Drought Creates a Wild Year in Weed Management

Bryan Young says there are certain situations where herbicide carryover could be a concern.

By July, if farmers were thinking about spraying anything on their fields, water was probably at the top of the list.

Even though weed-resistance management took a backseat to the drought throughout most of the Corn Belt, the issue isn't going away. From a resistance management standpoint, Southern Illinois University weed specialist Bryan Young says the heat and lack of rain did some good and bad things this year.

Increased awareness meant a lot of farmers went back to soil residual herbicides applied pre-emergence. The lack of rain meant many of these herbicides didn't perform very well. Young says many were hoping for 90% control, realistically, they got more like 10% control.

Bryan Young says there are certain situations where herbicide carryover could be a concern.

However, not all was lost. Many of those who applied a pre-emergence introduced another mode of action into the herbicide program. This is a definite win for resistance management, Young notes.

Post-emergence herbicides were also less effective this year because of the heat and drought stress. On the other hand, weed regrowth was reduced significantly for the same reasons, Young adds.

The biggest downer deals with weed populations that were injured by herbicides, but not fully killed. Young says drought years are bad for exposing weed populations to this type of low-level resistance scenario.

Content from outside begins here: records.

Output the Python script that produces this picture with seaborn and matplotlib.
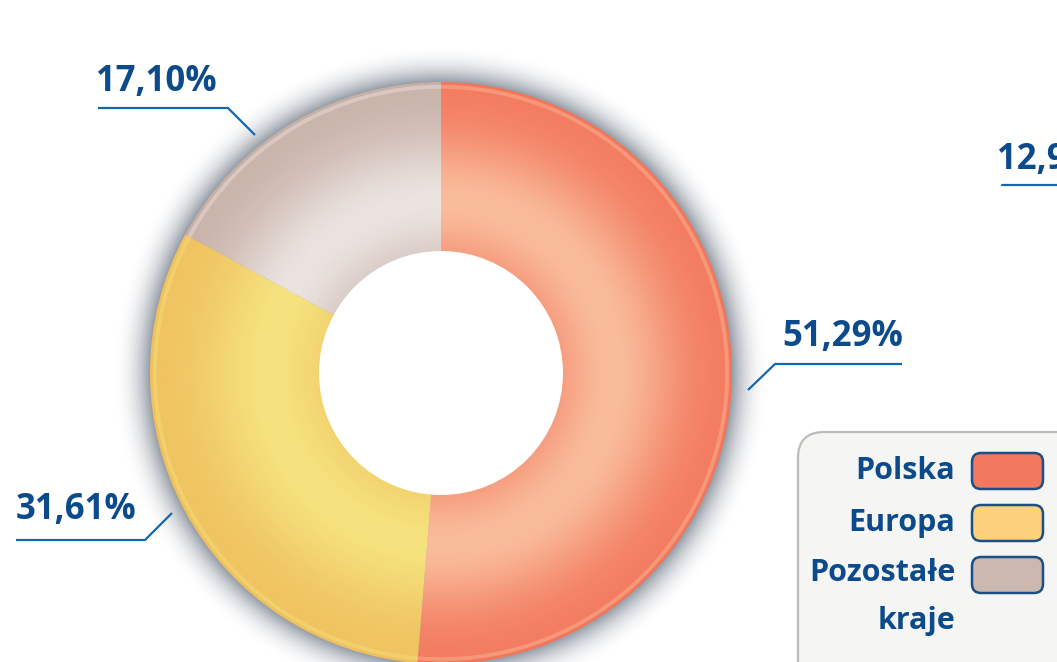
import numpy as np
import matplotlib
matplotlib.use("Agg")
import matplotlib.pyplot as plt
import seaborn as sns
from matplotlib.patches import Circle, FancyBboxPatch
from matplotlib.colors import to_rgb

# data
regions = ["Polska", "Europa", "Pozostałe kraje"]
shares = [51.29, 31.61, 17.10]
share_labels = ["51,29%", "31,61%", "17,10%"]
cut_label = "12,90%"  # label of a neighbouring chart, cut at the right edge

# colours
edge_colors = ["#f3795e", "#efc25f", "#c8b2a8"]
light_colors = ["#f9bc9b", "#f5e27e", "#ebe3e0"]
legend_colors = ["#f2785f", "#fdd07b", "#cbb8ae"]
text_blue = "#0b4a8b"
line_blue = "#1467aa"

sns.set_theme(style="white")
plt.rcParams['font.family'] = ['Open Sans', 'DejaVu Sans']

W, H = 1057, 662
fig = plt.figure(figsize=(W / 100, H / 100), dpi=100)
ax = fig.add_axes([0, 0, 1, 1])


def py(y):
    # pixel row (from top) -> data y
    return H - y


def blend(c1, c2, f):
    a, b = np.array(to_rgb(c1)), np.array(to_rgb(c2))
    return tuple(np.clip(a + (b - a) * f, 0, 1))


cx, cy = 441, py(373)
r_out, r_in = 291, 122

# soft bluish grey shadow round the ring
n_sh = 45
sh_w = 38
shadow = (0.58, 0.61, 0.65)
for i in range(n_sh):
    f = i / (n_sh - 1)
    r = r_out + sh_w * (1 - f)
    ax.add_patch(Circle((cx, cy), r, color=blend("white", shadow, f ** 2.2), lw=0))

# ring drawn as thin annuli so each gets its own shade
n_ring = 85
dr = (r_out - r_in) / n_ring
for i in range(n_ring):
    t = (i + 0.5) / n_ring
    light = np.exp(-((t - 0.3) / 0.38) ** 2)
    if 0.968 < t < 0.985:
        light = 0.45
    elif t >= 0.985:
        light = -0.05
    cols = [blend(e, l, light) for e, l in zip(edge_colors, light_colors)]
    ax.pie(shares, colors=cols, startangle=90, counterclock=False,
           center=(cx, cy), radius=r_in + (i + 1) * dr,
           wedgeprops=dict(width=dr + 0.8, linewidth=0), frame=True)

ax.add_patch(Circle((cx, cy), r_in, color="white", lw=0, zorder=5))
ax.set_xlim(0, W)
ax.set_ylim(0, H)
ax.set_aspect('equal')
ax.axis('off')

# value labels with leader lines
label_pos = [(843, 337), (76, 510), (156, 82)]
leaders = [
    [(748, 390), (775, 364), (902, 364)],
    [(16, 540), (145, 540), (172, 513)],
    [(98, 108), (228, 108), (255, 135)],
]
for lab, (tx, ty), pts in zip(share_labels, label_pos, leaders):
    ax.text(tx, py(ty), lab, ha='center', va='center', fontsize=25,
            fontweight='bold', color=text_blue, zorder=10)
    xs, ys = zip(*pts)
    ax.plot(xs, [py(v) for v in ys], color=line_blue, lw=1.6,
            solid_capstyle='butt', zorder=10)

ax.text(997, py(160), cut_label, ha='left', va='center', fontsize=25,
        fontweight='bold', color=text_blue, zorder=10)
ax.plot([1002, 1060], [py(185), py(185)], color=line_blue, lw=1.6, zorder=10)

# legend box, cut by the right and bottom edges
ax.add_patch(FancyBboxPatch((798, py(690)), 300, 258,
                            boxstyle="round,pad=0,rounding_size=26",
                            fc="#f5f5f4", ec="#bcbcbc", lw=1.6, zorder=8))
sw_rows = [471, 523, 575]
for name, col, yy in zip(regions, legend_colors, sw_rows):
    ax.add_patch(FancyBboxPatch((972, py(yy + 18)), 71, 36,
                                boxstyle="round,pad=0,rounding_size=9",
                                fc=col, ec="#1b4f85", lw=1.8, zorder=9))
    ty = yy if " " not in name else (yy - 2 + yy + 46) / 2
    ax.text(955, py(ty), name.replace(" ", "\n"), ha='right', va='center',
            fontsize=22, fontweight='bold', color=text_blue,
            linespacing=1.75, zorder=10)

fig.savefig("out.png", dpi=100)
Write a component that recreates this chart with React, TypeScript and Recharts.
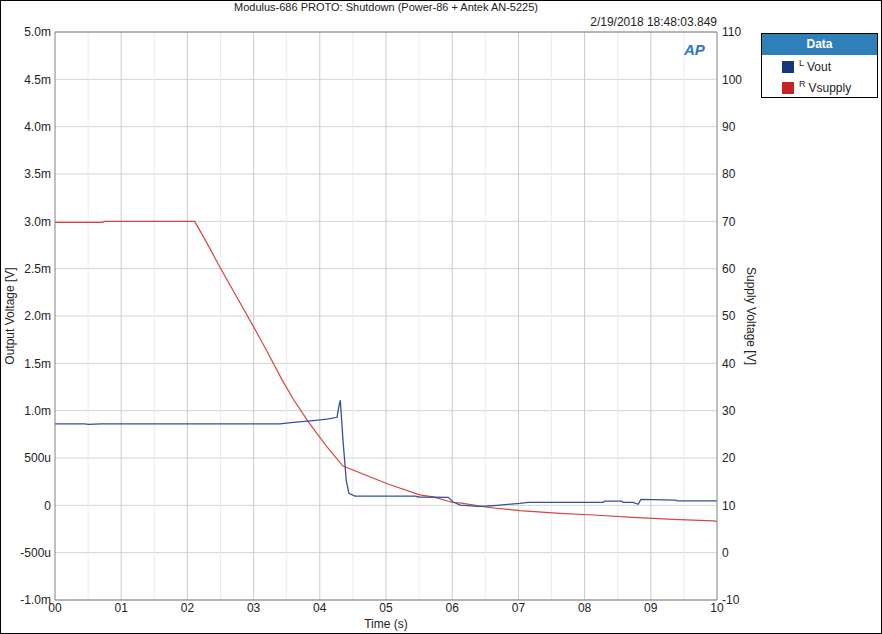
import { CartesianGrid, Line, LineChart, ReferenceLine, XAxis, YAxis } from 'recharts'

// Vout (left axis, mV)
const voutTime = [0, 0.45, 0.5, 0.7, 3.4, 3.6, 3.9, 4.11, 4.26, 4.29, 4.31, 4.35, 4.4, 4.44, 4.53, 5.44, 5.5, 5.94, 6.01, 6.12, 6.4, 6.53, 6.68, 7.02, 7.15, 8.28, 8.3, 8.56, 8.58, 8.73, 8.81, 8.85, 9.37, 9.4, 10]
const voutValues = [0.86, 0.86, 0.855, 0.86, 0.86, 0.876, 0.895, 0.91, 0.93, 1.05, 1.11, 0.69, 0.26, 0.127, 0.098, 0.098, 0.088, 0.085, 0.038, 0.003, -0.01, -0.007, 0.0, 0.021, 0.032, 0.032, 0.045, 0.045, 0.032, 0.032, 0.011, 0.063, 0.056, 0.048, 0.048]

// Vsupply (right axis, V)
const supplyTime = [0, 0.72, 0.75, 2.11, 2.3, 2.5, 2.75, 3.0, 3.2, 3.43, 3.6, 3.82, 3.95, 4.1, 4.2, 4.35, 5.03, 5.51, 5.71, 6.01, 6.12, 6.53, 7.02, 7.63, 8.13, 8.73, 9.34, 9.94, 10]
const supplyValues = [69.8, 69.8, 70, 70, 65.3, 60.1, 53.9, 47.7, 42.6, 36.5, 32.4, 27.8, 25.3, 22.5, 20.8, 18.3, 14.5, 12.2, 11.8, 10.6, 10.5, 9.6, 8.9, 8.3, 7.96, 7.47, 7.05, 6.7, 6.6]

const xTicks = [0, 1, 2, 3, 4, 5, 6, 7, 8, 9, 10]
const xMinor = [0.5, 1.5, 2.5, 3.5, 4.5, 5.5, 6.5, 7.5, 8.5, 9.5]
const leftTicks = [-1, -0.5, 0, 0.5, 1, 1.5, 2, 2.5, 3, 3.5, 4, 4.5, 5]
const rightTicks = [-10, 0, 10, 20, 30, 40, 50, 60, 70, 80, 90, 100, 110]

const voutData = voutTime.map((t, i) => ({ t, v: voutValues[i] }))
const supplyData = supplyTime.map((t, i) => ({ t, v: supplyValues[i] }))

const BLUE = '#33529b'
const RED = '#d64541'
const FONT = '"Liberation Sans", Arial, sans-serif'

function fmtLeft(v: number) {
  if (v === 0) return '0'
  if (Math.abs(v) >= 1) return v.toFixed(1) + 'm'
  return Math.round(v * 1000) + 'u'
}

const tickStyle = { fill: '#222', fontSize: 12, fontFamily: FONT }

export default function App() {
  return (
    <div style={{ position: 'absolute', left: 0, top: 0, width: 882, height: 634, background: '#fff', fontFamily: FONT, color: '#222' }}>
      <LineChart width={882} height={634} margin={{ top: 32, right: 125, left: 0, bottom: 0 }}>
        <CartesianGrid yAxisId="left" vertical={false} stroke="#d4d4d4" />
        {xMinor.map((x) => (
          <ReferenceLine key={'m' + x} x={x} yAxisId="left" stroke="#ebebeb" />
        ))}
        {xTicks.slice(1, -1).map((x) => (
          <ReferenceLine key={'M' + x} x={x} yAxisId="left" stroke="#cbcbcb" />
        ))}
        <ReferenceLine y={5} yAxisId="left" stroke="#808080" />
        <XAxis
          type="number"
          dataKey="t"
          domain={[0, 10]}
          ticks={xTicks}
          interval={0}
          height={34}
          tickSize={2}
          tickMargin={1}
          tickLine={false}
          stroke="#808080"
          tick={tickStyle}
          tickFormatter={(v) => String(v).padStart(2, '0')}
          allowDuplicatedCategory={false}
        />
        <YAxis
          yAxisId="left"
          orientation="left"
          type="number"
          domain={[-1, 5]}
          ticks={leftTicks}
          interval={0}
          width={55}
          tickSize={2}
          tickMargin={2}
          tickLine={false}
          stroke="#808080"
          tick={tickStyle}
          tickFormatter={fmtLeft}
        />
        <YAxis
          yAxisId="right"
          orientation="right"
          type="number"
          domain={[-10, 110]}
          ticks={rightTicks}
          interval={0}
          width={40}
          tickSize={2}
          tickMargin={3}
          tickLine={false}
          stroke="#808080"
          tick={tickStyle}
        />
        <Line
          yAxisId="right"
          data={supplyData}
          dataKey="v"
          type="linear"
          stroke={RED}
          strokeWidth={1.2}
          dot={false}
          isAnimationActive={false}
        />
        <Line
          yAxisId="left"
          data={voutData}
          dataKey="v"
          type="linear"
          stroke={BLUE}
          strokeWidth={1.3}
          dot={false}
          isAnimationActive={false}
        />
      </LineChart>

      {/* title and timestamp */}
      <div style={{ position: 'absolute', left: 55, width: 662, top: 0, textAlign: 'center', fontSize: 11, lineHeight: '14px' }}>
        Modulus-686 PROTO: Shutdown (Power-86 + Antek AN-5225)
      </div>
      <div style={{ position: 'absolute', right: 165, top: 15, fontSize: 12, lineHeight: '14px' }}>2/19/2018 18:48:03.849</div>

      {/* AP logo */}
      <div style={{ position: 'absolute', left: 684, top: 40, width: 26, height: 20, fontSize: 15, fontWeight: 'bold', fontStyle: 'italic', color: '#2a78c8', lineHeight: '20px' }}>
        AP
      </div>

      {/* axis titles */}
      <div style={{ position: 'absolute', left: 10, top: 316, fontSize: 12, whiteSpace: 'nowrap', transform: 'translate(-50%, -50%) rotate(-90deg)' }}>
        Output Voltage [V]
      </div>
      <div style={{ position: 'absolute', left: 751, top: 316, fontSize: 12, whiteSpace: 'nowrap', transform: 'translate(-50%, -50%) rotate(90deg)' }}>
        Supply Voltage [V]
      </div>
      <div style={{ position: 'absolute', left: 386, top: 617, fontSize: 12, lineHeight: '14px', whiteSpace: 'nowrap', transform: 'translateX(-50%)' }}>
        Time (s)
      </div>

      {/* legend */}
      <div style={{ position: 'absolute', left: 761, top: 33, width: 115, height: 63, border: '1px solid #000', background: '#fff' }}>
        <div style={{ height: 21, background: '#2f7fb8', color: '#fff', fontWeight: 'bold', fontSize: 12, lineHeight: '21px', textAlign: 'center' }}>Data</div>
        <div style={{ display: 'flex', alignItems: 'center', marginTop: 5, marginLeft: 20, fontSize: 12 }}>
          <span style={{ display: 'inline-block', width: 12, height: 12, background: '#17357a', marginRight: 5 }} />
          <span style={{ fontSize: 9, position: 'relative', top: -4, marginRight: 3 }}>L</span>
          Vout
        </div>
        <div style={{ display: 'flex', alignItems: 'center', marginTop: 7, marginLeft: 20, fontSize: 12 }}>
          <span style={{ display: 'inline-block', width: 12, height: 12, background: '#c42424', marginRight: 5 }} />
          <span style={{ fontSize: 9, position: 'relative', top: -4, marginRight: 3 }}>R</span>
          Vsupply
        </div>
      </div>

      {/* outer frame */}
      <div style={{ position: 'absolute', left: 0, top: 0, width: 882, height: 634, boxSizing: 'border-box', border: '1px solid #000', pointerEvents: 'none' }} />
    </div>
  )
}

For those looking to plant wheat this fall, herbicide carryover could be a concern. Young says he wouldn't get too worried about it. But, high-pH fields that saw late-season, high-dose applications of atrazine could be a problem. He recommends a soil test or applying a bio-acid to raise the pH.

As expected, glyphosate-resistant populations of Palmer amaranth continue to spread across Illinois. Young notes Collinsville is the northernmost location with commercial levels of problematic Palmer amaranth.

To protect against herbicide-resistant Palmer amaranth, Young recommends a program that involves multiple modes of action and a liberal use of pre-emergence herbicides. The trick is starting with a clean field. To do so, farmers need to get in the habit of spraying much smaller weeds. Young says three inches is the new target height. The days of a one-size-fits all glyphosate approach are over.